> _PROBLEM STATEMENT_
Your copy of the material must match it exactly, except that pictures are dropped.

--------------------------------------------------

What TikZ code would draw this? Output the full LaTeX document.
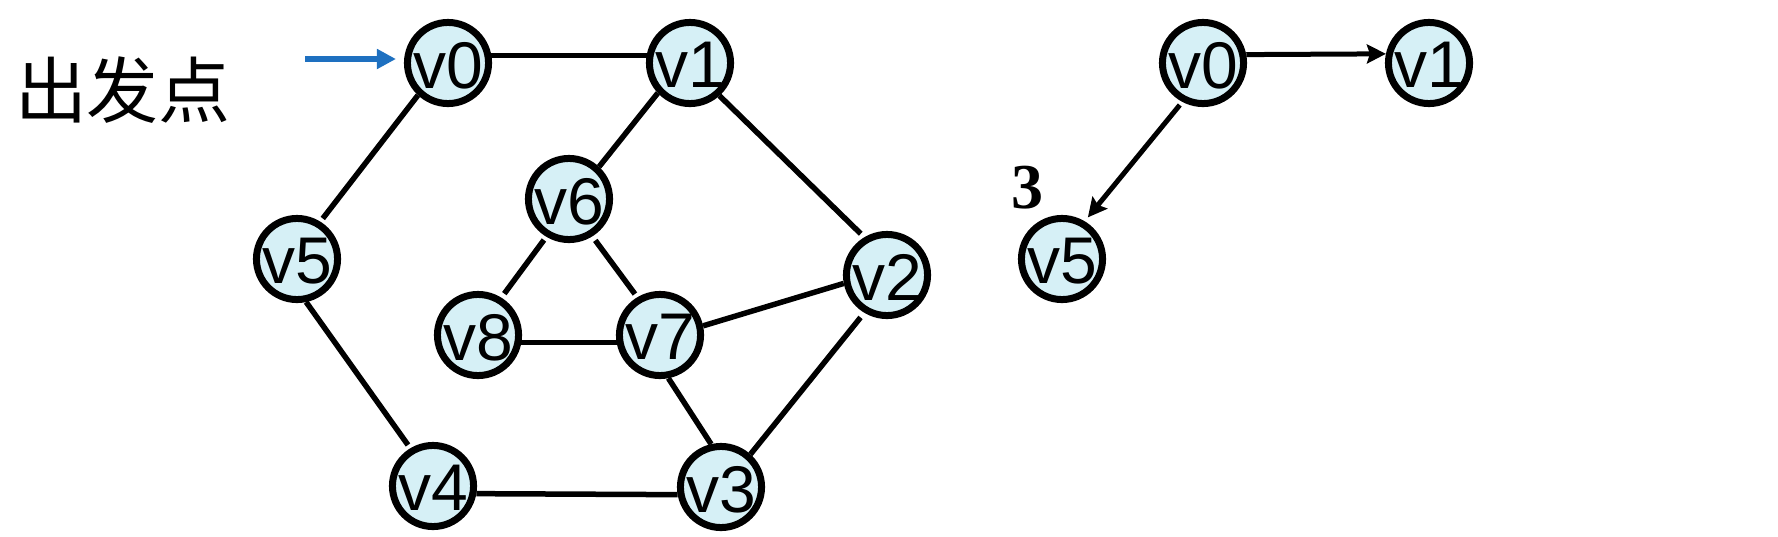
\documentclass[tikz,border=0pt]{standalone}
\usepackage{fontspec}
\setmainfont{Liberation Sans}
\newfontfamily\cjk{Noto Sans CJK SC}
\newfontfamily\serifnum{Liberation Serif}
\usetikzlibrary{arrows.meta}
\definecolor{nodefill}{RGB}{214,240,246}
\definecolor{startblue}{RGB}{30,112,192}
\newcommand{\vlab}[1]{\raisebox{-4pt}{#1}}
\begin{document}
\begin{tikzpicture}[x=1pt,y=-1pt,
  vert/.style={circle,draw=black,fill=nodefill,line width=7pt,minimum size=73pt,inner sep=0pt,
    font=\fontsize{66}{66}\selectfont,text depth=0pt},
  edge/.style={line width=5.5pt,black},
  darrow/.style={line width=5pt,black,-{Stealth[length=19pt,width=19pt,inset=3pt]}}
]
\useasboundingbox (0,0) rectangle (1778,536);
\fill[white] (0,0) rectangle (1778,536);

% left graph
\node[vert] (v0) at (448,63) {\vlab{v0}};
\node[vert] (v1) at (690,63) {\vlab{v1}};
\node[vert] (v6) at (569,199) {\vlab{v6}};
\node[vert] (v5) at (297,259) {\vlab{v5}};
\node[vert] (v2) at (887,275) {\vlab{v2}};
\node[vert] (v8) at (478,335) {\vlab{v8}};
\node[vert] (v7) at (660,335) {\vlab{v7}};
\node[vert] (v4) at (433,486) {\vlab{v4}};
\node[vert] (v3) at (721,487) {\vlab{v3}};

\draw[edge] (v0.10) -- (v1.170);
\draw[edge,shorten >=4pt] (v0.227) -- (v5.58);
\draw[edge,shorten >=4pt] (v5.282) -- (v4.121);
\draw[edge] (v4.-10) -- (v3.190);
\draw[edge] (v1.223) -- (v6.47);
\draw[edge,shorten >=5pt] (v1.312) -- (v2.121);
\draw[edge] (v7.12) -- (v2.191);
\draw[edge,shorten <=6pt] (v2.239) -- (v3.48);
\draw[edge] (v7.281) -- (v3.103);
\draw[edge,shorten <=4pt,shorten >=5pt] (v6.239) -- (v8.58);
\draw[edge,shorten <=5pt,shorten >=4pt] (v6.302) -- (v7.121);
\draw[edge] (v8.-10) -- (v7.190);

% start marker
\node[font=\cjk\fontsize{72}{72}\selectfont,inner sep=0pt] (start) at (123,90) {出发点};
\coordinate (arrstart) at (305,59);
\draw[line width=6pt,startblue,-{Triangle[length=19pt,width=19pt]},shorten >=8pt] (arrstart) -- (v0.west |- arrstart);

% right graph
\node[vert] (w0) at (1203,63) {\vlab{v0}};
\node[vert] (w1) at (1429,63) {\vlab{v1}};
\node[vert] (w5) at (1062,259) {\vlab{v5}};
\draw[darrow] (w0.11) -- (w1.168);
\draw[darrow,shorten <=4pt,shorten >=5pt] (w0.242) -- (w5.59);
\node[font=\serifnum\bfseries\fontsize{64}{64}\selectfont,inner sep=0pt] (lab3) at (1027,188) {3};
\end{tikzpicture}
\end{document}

--------------------------------------------------

> _ANSWER FOR THIS EXERCISE_
What TikZ code would draw this? Output the full LaTeX document.
\documentclass[tikz,border=0pt]{standalone}
\usepackage{fontspec}
\setmainfont{Liberation Sans}
\newfontfamily\cjk{Noto Sans CJK SC}
\newfontfamily\serifnum{Liberation Serif}
\usetikzlibrary{arrows.meta}
\definecolor{nodefill}{RGB}{214,240,246}
\definecolor{startblue}{RGB}{30,112,192}
\newcommand{\vlab}[1]{\raisebox{-4pt}{#1}}
\begin{document}
\begin{tikzpicture}[x=1pt,y=-1pt,
  vert/.style={circle,draw=black,fill=nodefill,line width=7pt,minimum size=73pt,inner sep=0pt,
    font=\fontsize{66}{66}\selectfont,text depth=0pt},
  edge/.style={line width=5.5pt,black},
  darrow/.style={line width=5pt,black,-{Stealth[length=19pt,width=19pt,inset=3pt]}}
]
\useasboundingbox (0,0) rectangle (1778,536);
\fill[white] (0,0) rectangle (1778,536);

% left graph
\node[vert] (v0) at (448,63) {\vlab{v0}};
\node[vert] (v1) at (690,63) {\vlab{v1}};
\node[vert] (v6) at (569,199) {\vlab{v6}};
\node[vert] (v5) at (297,259) {\vlab{v5}};
\node[vert] (v2) at (887,275) {\vlab{v2}};
\node[vert] (v8) at (478,335) {\vlab{v8}};
\node[vert] (v7) at (660,335) {\vlab{v7}};
\node[vert] (v4) at (433,486) {\vlab{v4}};
\node[vert] (v3) at (721,487) {\vlab{v3}};

\draw[edge] (v0.10) -- (v1.170);
\draw[edge,shorten >=4pt] (v0.227) -- (v5.58);
\draw[edge,shorten >=4pt] (v5.282) -- (v4.121);
\draw[edge] (v4.-10) -- (v3.190);
\draw[edge] (v1.223) -- (v6.47);
\draw[edge,shorten >=5pt] (v1.312) -- (v2.121);
\draw[edge] (v7.12) -- (v2.191);
\draw[edge,shorten <=6pt] (v2.239) -- (v3.48);
\draw[edge] (v7.281) -- (v3.103);
\draw[edge,shorten <=4pt,shorten >=5pt] (v6.239) -- (v8.58);
\draw[edge,shorten <=5pt,shorten >=4pt] (v6.302) -- (v7.121);
\draw[edge] (v8.-10) -- (v7.190);

% start marker
\node[font=\cjk\fontsize{72}{72}\selectfont,inner sep=0pt] (start) at (123,90) {出发点};
\coordinate (arrstart) at (305,59);
\draw[line width=6pt,startblue,-{Triangle[length=19pt,width=19pt]},shorten >=8pt] (arrstart) -- (v0.west |- arrstart);

% right graph
\node[vert] (w0) at (1203,63) {\vlab{v0}};
\node[vert] (w1) at (1429,63) {\vlab{v1}};
\node[vert] (w5) at (1062,259) {\vlab{v5}};
\draw[darrow] (w0.11) -- (w1.168);
\draw[darrow,shorten <=4pt,shorten >=5pt] (w0.242) -- (w5.59);
\node[font=\serifnum\bfseries\fontsize{64}{64}\selectfont,inner sep=0pt] (lab3) at (1027,188) {3};
\end{tikzpicture}
\end{document}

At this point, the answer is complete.